(WHAT IS NEEDED):
Restate each line word for word. Leave out every picture.

━━━ COLLECTED DATA

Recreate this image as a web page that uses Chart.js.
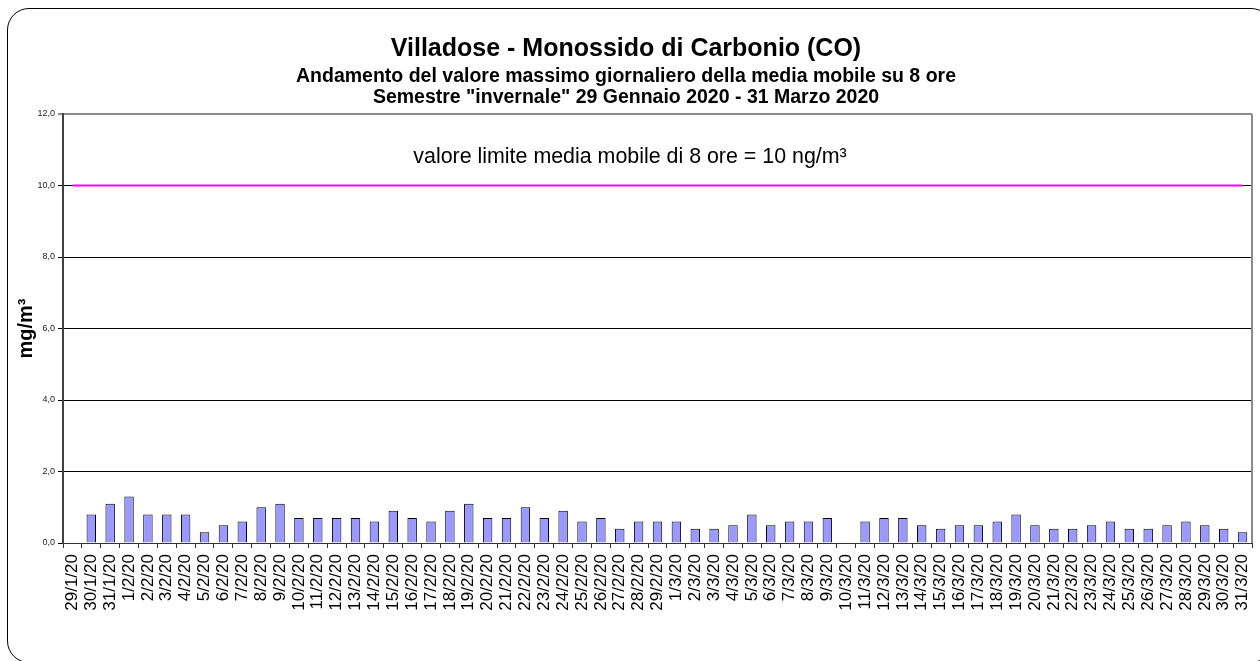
<!DOCTYPE html>
<html>
<head>
<meta charset="utf-8">
<script src="https://cdn.jsdelivr.net/npm/chart.js@4/dist/chart.umd.min.js"></script>
<style>
  html, body { margin: 0; padding: 0; background: #fff; overflow: hidden; }
  #wrap { position: relative; width: 1260px; height: 661px; overflow: hidden; }
  #frame { position: absolute; left: 7px; top: 8px; width: 1266px; height: 655px;
           border: 1px solid #000; border-radius: 22px; box-sizing: border-box; }
  canvas { position: absolute; left: 0; top: 0; }
</style>
</head>
<body>
<div id="wrap">
  <div id="frame"></div>
  <canvas id="myChart" width="1260" height="661"></canvas>
</div>
<script>
var giorni = [
  "29/1/20", "30/1/20", "31/1/20",
  "1/2/20", "2/2/20", "3/2/20", "4/2/20", "5/2/20", "6/2/20", "7/2/20", "8/2/20", "9/2/20", "10/2/20",
  "11/2/20", "12/2/20", "13/2/20", "14/2/20", "15/2/20", "16/2/20", "17/2/20", "18/2/20", "19/2/20", "20/2/20",
  "21/2/20", "22/2/20", "23/2/20", "24/2/20", "25/2/20", "26/2/20", "27/2/20", "28/2/20", "29/2/20",
  "1/3/20", "2/3/20", "3/3/20", "4/3/20", "5/3/20", "6/3/20", "7/3/20", "8/3/20", "9/3/20", "10/3/20",
  "11/3/20", "12/3/20", "13/3/20", "14/3/20", "15/3/20", "16/3/20", "17/3/20", "18/3/20", "19/3/20", "20/3/20",
  "21/3/20", "22/3/20", "23/3/20", "24/3/20", "25/3/20", "26/3/20", "27/3/20", "28/3/20", "29/3/20", "30/3/20", "31/3/20"
];

// massimo giornaliero media mobile 8 ore (mg/m3)
var coMax8h = [
  null, 0.8, 1.1,
  1.3, 0.8, 0.8, 0.8, 0.3, 0.5, 0.6, 1.0, 1.1, 0.7,
  0.7, 0.7, 0.7, 0.6, 0.9, 0.7, 0.6, 0.9, 1.1, 0.7,
  0.7, 1.0, 0.7, 0.9, 0.6, 0.7, 0.4, 0.6, 0.6,
  0.6, 0.4, 0.4, 0.5, 0.8, 0.5, 0.6, 0.6, 0.7, null,
  0.6, 0.7, 0.7, 0.5, 0.4, 0.5, 0.5, 0.6, 0.8, 0.5,
  0.4, 0.4, 0.5, 0.6, 0.4, 0.4, 0.5, 0.6, 0.5, 0.4, 0.3
];

// valore limite
var limite = [
  10, 10, 10,
  10, 10, 10, 10, 10, 10, 10, 10, 10, 10,
  10, 10, 10, 10, 10, 10, 10, 10, 10, 10,
  10, 10, 10, 10, 10, 10, 10, 10, 10,
  10, 10, 10, 10, 10, 10, 10, 10, 10, 10,
  10, 10, 10, 10, 10, 10, 10, 10, 10, 10,
  10, 10, 10, 10, 10, 10, 10, 10, 10, 10, 10
];

var yTicks = [0, 2, 4, 6, 8, 10, 12];
var noteText = "valore limite media mobile di 8 ore = 10 ng/m\u00b3";

var FONT = "'Liberation Sans', Arial, sans-serif";

// scritta del limite + bordo destro grigio
var extras = {
  id: "extras",
  afterDraw: function (chart) {
    var c = chart.ctx;
    var a = chart.chartArea;
    c.save();
    c.strokeStyle = "#8c8c8c";
    c.lineWidth = 2;
    c.beginPath();
    c.moveTo(a.right, a.top);
    c.lineTo(a.right, a.bottom);
    c.stroke();
    c.fillStyle = "#000";
    c.font = "21.4px " + FONT;
    c.textAlign = "center";
    c.textBaseline = "middle";
    c.fillText(noteText, chart.width / 2, chart.scales.y.getPixelForValue(10.8));
    c.restore();
  }
};

var ctx = document.getElementById("myChart").getContext("2d");
var myChart = new Chart(ctx, {
  type: "bar",
  data: {
    labels: giorni,
    datasets: [
      {
        type: "line",
        label: "limite",
        data: limite,
        borderColor: "#ff00ff",
        borderWidth: 2,
        pointRadius: 0,
        fill: false,
        order: 0
      },
      {
        label: "CO",
        data: coMax8h,
        backgroundColor: "#9999ff",
        borderColor: "#000",
        borderWidth: 1,
        barPercentage: 0.5,
        categoryPercentage: 1.0,
        order: 1
      }
    ]
  },
  options: {
    responsive: false,
    animation: false,
    devicePixelRatio: 1,
    layout: { padding: { left: 0, right: 8, top: 0, bottom: 0 } },
    plugins: {
      legend: { display: false },
      tooltip: { enabled: false },
      title: {
        display: true,
        text: "Villadose - Monossido di Carbonio (CO)",
        color: "#000",
        font: { family: FONT, size: 25, weight: "bold", lineHeight: 1.2 },
        padding: { top: 34, bottom: 0 }
      },
      subtitle: {
        display: true,
        text: [
          "Andamento del valore massimo giornaliero della media mobile su 8 ore",
          "Semestre \"invernale\" 29 Gennaio 2020 - 31 Marzo 2020"
        ],
        color: "#000",
        font: { family: FONT, size: 19.5, weight: "bold", lineHeight: 21 / 19.5 },
        padding: { top: 2.5, bottom: 5.5 }
      }
    },
    scales: {
      x: {
        offset: true,
        grid: {
          offset: true,
          drawOnChartArea: false,
          drawTicks: true,
          tickLength: 5,
          color: "#333"
        },
        border: { color: "#333", width: 1 },
        ticks: {
          autoSkip: false,
          maxRotation: 90,
          minRotation: 90,
          padding: 6,
          color: "#000",
          font: { family: FONT, size: 17 }
        },
        afterFit: function (scale) {
          scale.height = 118;
          scale.paddingLeft = 0;
          scale.paddingRight = 0;
        }
      },
      y: {
        min: 0,
        max: 12,
        afterBuildTicks: function (scale) {
          scale.ticks = yTicks.map(function (v) { return { value: v }; });
        },
        grid: {
          color: function (c) { return c.tick && c.tick.value === 12 ? "#8c8c8c" : "#000"; },
          lineWidth: function (c) { return c.tick && c.tick.value === 12 ? 2 : 1; },
          tickLength: 5
        },
        border: { color: "#404040", width: 2 },
        ticks: {
          padding: 3,
          color: "#222",
          font: { family: FONT, size: 9 },
          callback: function (v) { return v.toFixed(1).replace(".", ","); }
        },
        title: {
          display: true,
          text: "mg/m\u00b3",
          color: "#000",
          font: { family: FONT, size: 20, weight: "bold", lineHeight: 1.2 },
          padding: { top: 14, bottom: 0 }
        },
        afterFit: function (scale) { scale.width = 63; }
      }
    }
  },
  plugins: [extras]
});
</script>
</body>
</html>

━━━━━━

(RESPONSE TO THE EXERCISE):
Recreate this image as a web page that uses Chart.js.
<!DOCTYPE html>
<html>
<head>
<meta charset="utf-8">
<script src="https://cdn.jsdelivr.net/npm/chart.js@4/dist/chart.umd.min.js"></script>
<style>
  html, body { margin: 0; padding: 0; background: #fff; overflow: hidden; }
  #wrap { position: relative; width: 1260px; height: 661px; overflow: hidden; }
  #frame { position: absolute; left: 7px; top: 8px; width: 1266px; height: 655px;
           border: 1px solid #000; border-radius: 22px; box-sizing: border-box; }
  canvas { position: absolute; left: 0; top: 0; }
</style>
</head>
<body>
<div id="wrap">
  <div id="frame"></div>
  <canvas id="myChart" width="1260" height="661"></canvas>
</div>
<script>
var giorni = [
  "29/1/20", "30/1/20", "31/1/20",
  "1/2/20", "2/2/20", "3/2/20", "4/2/20", "5/2/20", "6/2/20", "7/2/20", "8/2/20", "9/2/20", "10/2/20",
  "11/2/20", "12/2/20", "13/2/20", "14/2/20", "15/2/20", "16/2/20", "17/2/20", "18/2/20", "19/2/20", "20/2/20",
  "21/2/20", "22/2/20", "23/2/20", "24/2/20", "25/2/20", "26/2/20", "27/2/20", "28/2/20", "29/2/20",
  "1/3/20", "2/3/20", "3/3/20", "4/3/20", "5/3/20", "6/3/20", "7/3/20", "8/3/20", "9/3/20", "10/3/20",
  "11/3/20", "12/3/20", "13/3/20", "14/3/20", "15/3/20", "16/3/20", "17/3/20", "18/3/20", "19/3/20", "20/3/20",
  "21/3/20", "22/3/20", "23/3/20", "24/3/20", "25/3/20", "26/3/20", "27/3/20", "28/3/20", "29/3/20", "30/3/20", "31/3/20"
];

// massimo giornaliero media mobile 8 ore (mg/m3)
var coMax8h = [
  null, 0.8, 1.1,
  1.3, 0.8, 0.8, 0.8, 0.3, 0.5, 0.6, 1.0, 1.1, 0.7,
  0.7, 0.7, 0.7, 0.6, 0.9, 0.7, 0.6, 0.9, 1.1, 0.7,
  0.7, 1.0, 0.7, 0.9, 0.6, 0.7, 0.4, 0.6, 0.6,
  0.6, 0.4, 0.4, 0.5, 0.8, 0.5, 0.6, 0.6, 0.7, null,
  0.6, 0.7, 0.7, 0.5, 0.4, 0.5, 0.5, 0.6, 0.8, 0.5,
  0.4, 0.4, 0.5, 0.6, 0.4, 0.4, 0.5, 0.6, 0.5, 0.4, 0.3
];

// valore limite
var limite = [
  10, 10, 10,
  10, 10, 10, 10, 10, 10, 10, 10, 10, 10,
  10, 10, 10, 10, 10, 10, 10, 10, 10, 10,
  10, 10, 10, 10, 10, 10, 10, 10, 10,
  10, 10, 10, 10, 10, 10, 10, 10, 10, 10,
  10, 10, 10, 10, 10, 10, 10, 10, 10, 10,
  10, 10, 10, 10, 10, 10, 10, 10, 10, 10, 10
];

var yTicks = [0, 2, 4, 6, 8, 10, 12];
var noteText = "valore limite media mobile di 8 ore = 10 ng/m\u00b3";

var FONT = "'Liberation Sans', Arial, sans-serif";

// scritta del limite + bordo destro grigio
var extras = {
  id: "extras",
  afterDraw: function (chart) {
    var c = chart.ctx;
    var a = chart.chartArea;
    c.save();
    c.strokeStyle = "#8c8c8c";
    c.lineWidth = 2;
    c.beginPath();
    c.moveTo(a.right, a.top);
    c.lineTo(a.right, a.bottom);
    c.stroke();
    c.fillStyle = "#000";
    c.font = "21.4px " + FONT;
    c.textAlign = "center";
    c.textBaseline = "middle";
    c.fillText(noteText, chart.width / 2, chart.scales.y.getPixelForValue(10.8));
    c.restore();
  }
};

var ctx = document.getElementById("myChart").getContext("2d");
var myChart = new Chart(ctx, {
  type: "bar",
  data: {
    labels: giorni,
    datasets: [
      {
        type: "line",
        label: "limite",
        data: limite,
        borderColor: "#ff00ff",
        borderWidth: 2,
        pointRadius: 0,
        fill: false,
        order: 0
      },
      {
        label: "CO",
        data: coMax8h,
        backgroundColor: "#9999ff",
        borderColor: "#000",
        borderWidth: 1,
        barPercentage: 0.5,
        categoryPercentage: 1.0,
        order: 1
      }
    ]
  },
  options: {
    responsive: false,
    animation: false,
    devicePixelRatio: 1,
    layout: { padding: { left: 0, right: 8, top: 0, bottom: 0 } },
    plugins: {
      legend: { display: false },
      tooltip: { enabled: false },
      title: {
        display: true,
        text: "Villadose - Monossido di Carbonio (CO)",
        color: "#000",
        font: { family: FONT, size: 25, weight: "bold", lineHeight: 1.2 },
        padding: { top: 34, bottom: 0 }
      },
      subtitle: {
        display: true,
        text: [
          "Andamento del valore massimo giornaliero della media mobile su 8 ore",
          "Semestre \"invernale\" 29 Gennaio 2020 - 31 Marzo 2020"
        ],
        color: "#000",
        font: { family: FONT, size: 19.5, weight: "bold", lineHeight: 21 / 19.5 },
        padding: { top: 2.5, bottom: 5.5 }
      }
    },
    scales: {
      x: {
        offset: true,
        grid: {
          offset: true,
          drawOnChartArea: false,
          drawTicks: true,
          tickLength: 5,
          color: "#333"
        },
        border: { color: "#333", width: 1 },
        ticks: {
          autoSkip: false,
          maxRotation: 90,
          minRotation: 90,
          padding: 6,
          color: "#000",
          font: { family: FONT, size: 17 }
        },
        afterFit: function (scale) {
          scale.height = 118;
          scale.paddingLeft = 0;
          scale.paddingRight = 0;
        }
      },
      y: {
        min: 0,
        max: 12,
        afterBuildTicks: function (scale) {
          scale.ticks = yTicks.map(function (v) { return { value: v }; });
        },
        grid: {
          color: function (c) { return c.tick && c.tick.value === 12 ? "#8c8c8c" : "#000"; },
          lineWidth: function (c) { return c.tick && c.tick.value === 12 ? 2 : 1; },
          tickLength: 5
        },
        border: { color: "#404040", width: 2 },
        ticks: {
          padding: 3,
          color: "#222",
          font: { family: FONT, size: 9 },
          callback: function (v) { return v.toFixed(1).replace(".", ","); }
        },
        title: {
          display: true,
          text: "mg/m\u00b3",
          color: "#000",
          font: { family: FONT, size: 20, weight: "bold", lineHeight: 1.2 },
          padding: { top: 14, bottom: 0 }
        },
        afterFit: function (scale) { scale.width = 63; }
      }
    }
  },
  plugins: [extras]
});
</script>
</body>
</html>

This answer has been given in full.